PROBLEM DESCRIPTION: Exclude images, then output the remaining data verbatim.

★ ★ ★

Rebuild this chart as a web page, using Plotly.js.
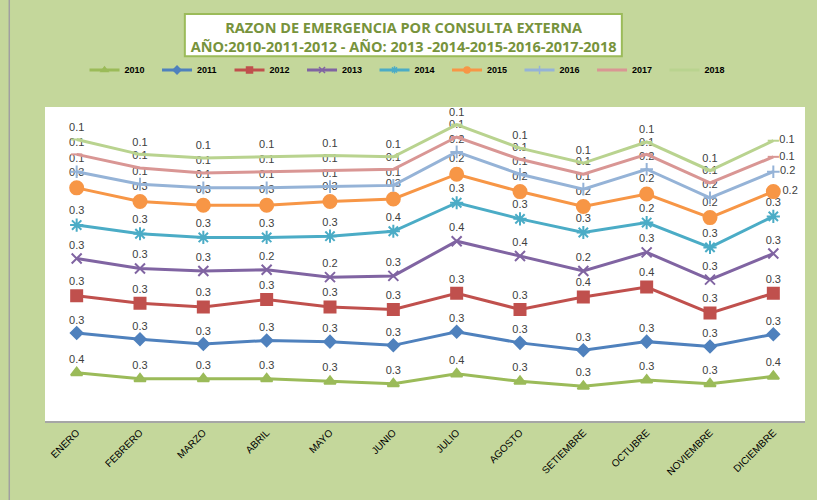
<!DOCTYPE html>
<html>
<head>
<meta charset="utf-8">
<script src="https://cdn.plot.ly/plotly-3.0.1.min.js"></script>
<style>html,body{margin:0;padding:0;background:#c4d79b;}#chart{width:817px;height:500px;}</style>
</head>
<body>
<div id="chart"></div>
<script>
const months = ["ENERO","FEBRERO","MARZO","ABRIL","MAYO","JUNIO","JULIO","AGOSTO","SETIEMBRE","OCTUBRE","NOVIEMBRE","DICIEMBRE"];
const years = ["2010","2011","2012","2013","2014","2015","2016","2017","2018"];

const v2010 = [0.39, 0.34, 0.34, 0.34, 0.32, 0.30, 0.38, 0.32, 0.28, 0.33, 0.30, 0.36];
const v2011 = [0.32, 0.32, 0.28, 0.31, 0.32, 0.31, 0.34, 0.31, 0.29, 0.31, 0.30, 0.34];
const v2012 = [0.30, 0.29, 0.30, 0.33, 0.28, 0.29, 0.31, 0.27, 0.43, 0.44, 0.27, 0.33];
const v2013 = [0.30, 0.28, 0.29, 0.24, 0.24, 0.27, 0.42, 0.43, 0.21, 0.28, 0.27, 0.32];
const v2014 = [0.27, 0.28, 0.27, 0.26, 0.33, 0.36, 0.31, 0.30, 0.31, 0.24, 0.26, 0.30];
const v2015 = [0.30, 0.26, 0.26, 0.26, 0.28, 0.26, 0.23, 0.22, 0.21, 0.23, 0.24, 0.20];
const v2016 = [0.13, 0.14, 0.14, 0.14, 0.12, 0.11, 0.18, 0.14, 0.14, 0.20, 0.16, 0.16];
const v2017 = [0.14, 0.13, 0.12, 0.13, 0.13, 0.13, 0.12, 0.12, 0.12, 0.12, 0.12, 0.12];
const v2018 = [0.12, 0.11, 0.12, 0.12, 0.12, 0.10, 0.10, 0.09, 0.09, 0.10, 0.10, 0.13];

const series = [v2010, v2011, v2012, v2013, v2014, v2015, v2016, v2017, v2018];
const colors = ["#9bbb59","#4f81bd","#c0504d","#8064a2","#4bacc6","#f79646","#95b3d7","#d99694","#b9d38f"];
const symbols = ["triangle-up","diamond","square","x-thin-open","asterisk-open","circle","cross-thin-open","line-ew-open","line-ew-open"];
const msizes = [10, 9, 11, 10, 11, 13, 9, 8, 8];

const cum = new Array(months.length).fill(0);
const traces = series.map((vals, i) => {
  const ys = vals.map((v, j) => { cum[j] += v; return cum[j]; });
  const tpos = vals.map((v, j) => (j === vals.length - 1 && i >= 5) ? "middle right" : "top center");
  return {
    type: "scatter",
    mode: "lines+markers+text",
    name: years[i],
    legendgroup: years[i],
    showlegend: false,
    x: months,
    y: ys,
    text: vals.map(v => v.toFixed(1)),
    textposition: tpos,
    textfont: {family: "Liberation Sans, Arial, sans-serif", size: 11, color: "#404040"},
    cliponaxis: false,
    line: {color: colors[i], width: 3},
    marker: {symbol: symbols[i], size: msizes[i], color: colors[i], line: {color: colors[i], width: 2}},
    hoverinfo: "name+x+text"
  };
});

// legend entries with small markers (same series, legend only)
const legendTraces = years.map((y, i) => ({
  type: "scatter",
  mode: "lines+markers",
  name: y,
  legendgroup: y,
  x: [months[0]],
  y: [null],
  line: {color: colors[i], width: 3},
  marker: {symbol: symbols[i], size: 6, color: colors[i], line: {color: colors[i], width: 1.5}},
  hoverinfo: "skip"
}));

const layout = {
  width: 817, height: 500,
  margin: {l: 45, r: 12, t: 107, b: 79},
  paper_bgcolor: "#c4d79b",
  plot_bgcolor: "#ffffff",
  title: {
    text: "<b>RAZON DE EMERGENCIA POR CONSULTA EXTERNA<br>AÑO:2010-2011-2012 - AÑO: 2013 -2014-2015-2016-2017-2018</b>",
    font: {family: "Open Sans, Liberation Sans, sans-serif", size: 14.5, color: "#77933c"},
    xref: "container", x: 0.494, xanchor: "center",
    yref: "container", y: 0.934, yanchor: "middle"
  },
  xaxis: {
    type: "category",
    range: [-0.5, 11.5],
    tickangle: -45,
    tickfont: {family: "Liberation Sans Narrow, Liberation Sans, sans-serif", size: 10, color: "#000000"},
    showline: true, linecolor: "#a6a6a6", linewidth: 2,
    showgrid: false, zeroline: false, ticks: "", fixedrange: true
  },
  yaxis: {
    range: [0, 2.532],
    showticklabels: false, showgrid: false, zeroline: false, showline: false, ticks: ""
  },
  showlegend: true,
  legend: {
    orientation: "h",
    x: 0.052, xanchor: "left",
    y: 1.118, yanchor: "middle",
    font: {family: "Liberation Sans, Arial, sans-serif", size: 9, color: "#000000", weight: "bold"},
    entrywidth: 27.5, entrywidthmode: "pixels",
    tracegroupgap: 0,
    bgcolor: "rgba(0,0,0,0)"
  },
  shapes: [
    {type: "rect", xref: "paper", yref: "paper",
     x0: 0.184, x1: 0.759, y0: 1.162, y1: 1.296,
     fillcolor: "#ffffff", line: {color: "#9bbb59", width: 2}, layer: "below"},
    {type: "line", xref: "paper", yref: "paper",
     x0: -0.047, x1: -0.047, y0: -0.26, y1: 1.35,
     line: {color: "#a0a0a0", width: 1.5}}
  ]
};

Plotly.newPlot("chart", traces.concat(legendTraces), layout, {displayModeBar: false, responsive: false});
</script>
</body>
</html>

★ ★ ★

RESULT FOR THIS EXERCISE:
Rebuild this chart as a web page, using Plotly.js.
<!DOCTYPE html>
<html>
<head>
<meta charset="utf-8">
<script src="https://cdn.plot.ly/plotly-3.0.1.min.js"></script>
<style>html,body{margin:0;padding:0;background:#c4d79b;}#chart{width:817px;height:500px;}</style>
</head>
<body>
<div id="chart"></div>
<script>
const months = ["ENERO","FEBRERO","MARZO","ABRIL","MAYO","JUNIO","JULIO","AGOSTO","SETIEMBRE","OCTUBRE","NOVIEMBRE","DICIEMBRE"];
const years = ["2010","2011","2012","2013","2014","2015","2016","2017","2018"];

const v2010 = [0.39, 0.34, 0.34, 0.34, 0.32, 0.30, 0.38, 0.32, 0.28, 0.33, 0.30, 0.36];
const v2011 = [0.32, 0.32, 0.28, 0.31, 0.32, 0.31, 0.34, 0.31, 0.29, 0.31, 0.30, 0.34];
const v2012 = [0.30, 0.29, 0.30, 0.33, 0.28, 0.29, 0.31, 0.27, 0.43, 0.44, 0.27, 0.33];
const v2013 = [0.30, 0.28, 0.29, 0.24, 0.24, 0.27, 0.42, 0.43, 0.21, 0.28, 0.27, 0.32];
const v2014 = [0.27, 0.28, 0.27, 0.26, 0.33, 0.36, 0.31, 0.30, 0.31, 0.24, 0.26, 0.30];
const v2015 = [0.30, 0.26, 0.26, 0.26, 0.28, 0.26, 0.23, 0.22, 0.21, 0.23, 0.24, 0.20];
const v2016 = [0.13, 0.14, 0.14, 0.14, 0.12, 0.11, 0.18, 0.14, 0.14, 0.20, 0.16, 0.16];
const v2017 = [0.14, 0.13, 0.12, 0.13, 0.13, 0.13, 0.12, 0.12, 0.12, 0.12, 0.12, 0.12];
const v2018 = [0.12, 0.11, 0.12, 0.12, 0.12, 0.10, 0.10, 0.09, 0.09, 0.10, 0.10, 0.13];

const series = [v2010, v2011, v2012, v2013, v2014, v2015, v2016, v2017, v2018];
const colors = ["#9bbb59","#4f81bd","#c0504d","#8064a2","#4bacc6","#f79646","#95b3d7","#d99694","#b9d38f"];
const symbols = ["triangle-up","diamond","square","x-thin-open","asterisk-open","circle","cross-thin-open","line-ew-open","line-ew-open"];
const msizes = [10, 9, 11, 10, 11, 13, 9, 8, 8];

const cum = new Array(months.length).fill(0);
const traces = series.map((vals, i) => {
  const ys = vals.map((v, j) => { cum[j] += v; return cum[j]; });
  const tpos = vals.map((v, j) => (j === vals.length - 1 && i >= 5) ? "middle right" : "top center");
  return {
    type: "scatter",
    mode: "lines+markers+text",
    name: years[i],
    legendgroup: years[i],
    showlegend: false,
    x: months,
    y: ys,
    text: vals.map(v => v.toFixed(1)),
    textposition: tpos,
    textfont: {family: "Liberation Sans, Arial, sans-serif", size: 11, color: "#404040"},
    cliponaxis: false,
    line: {color: colors[i], width: 3},
    marker: {symbol: symbols[i], size: msizes[i], color: colors[i], line: {color: colors[i], width: 2}},
    hoverinfo: "name+x+text"
  };
});

// legend entries with small markers (same series, legend only)
const legendTraces = years.map((y, i) => ({
  type: "scatter",
  mode: "lines+markers",
  name: y,
  legendgroup: y,
  x: [months[0]],
  y: [null],
  line: {color: colors[i], width: 3},
  marker: {symbol: symbols[i], size: 6, color: colors[i], line: {color: colors[i], width: 1.5}},
  hoverinfo: "skip"
}));

const layout = {
  width: 817, height: 500,
  margin: {l: 45, r: 12, t: 107, b: 79},
  paper_bgcolor: "#c4d79b",
  plot_bgcolor: "#ffffff",
  title: {
    text: "<b>RAZON DE EMERGENCIA POR CONSULTA EXTERNA<br>AÑO:2010-2011-2012 - AÑO: 2013 -2014-2015-2016-2017-2018</b>",
    font: {family: "Open Sans, Liberation Sans, sans-serif", size: 14.5, color: "#77933c"},
    xref: "container", x: 0.494, xanchor: "center",
    yref: "container", y: 0.934, yanchor: "middle"
  },
  xaxis: {
    type: "category",
    range: [-0.5, 11.5],
    tickangle: -45,
    tickfont: {family: "Liberation Sans Narrow, Liberation Sans, sans-serif", size: 10, color: "#000000"},
    showline: true, linecolor: "#a6a6a6", linewidth: 2,
    showgrid: false, zeroline: false, ticks: "", fixedrange: true
  },
  yaxis: {
    range: [0, 2.532],
    showticklabels: false, showgrid: false, zeroline: false, showline: false, ticks: ""
  },
  showlegend: true,
  legend: {
    orientation: "h",
    x: 0.052, xanchor: "left",
    y: 1.118, yanchor: "middle",
    font: {family: "Liberation Sans, Arial, sans-serif", size: 9, color: "#000000", weight: "bold"},
    entrywidth: 27.5, entrywidthmode: "pixels",
    tracegroupgap: 0,
    bgcolor: "rgba(0,0,0,0)"
  },
  shapes: [
    {type: "rect", xref: "paper", yref: "paper",
     x0: 0.184, x1: 0.759, y0: 1.162, y1: 1.296,
     fillcolor: "#ffffff", line: {color: "#9bbb59", width: 2}, layer: "below"},
    {type: "line", xref: "paper", yref: "paper",
     x0: -0.047, x1: -0.047, y0: -0.26, y1: 1.35,
     line: {color: "#a0a0a0", width: 1.5}}
  ]
};

Plotly.newPlot("chart", traces.concat(legendTraces), layout, {displayModeBar: false, responsive: false});
</script>
</body>
</html>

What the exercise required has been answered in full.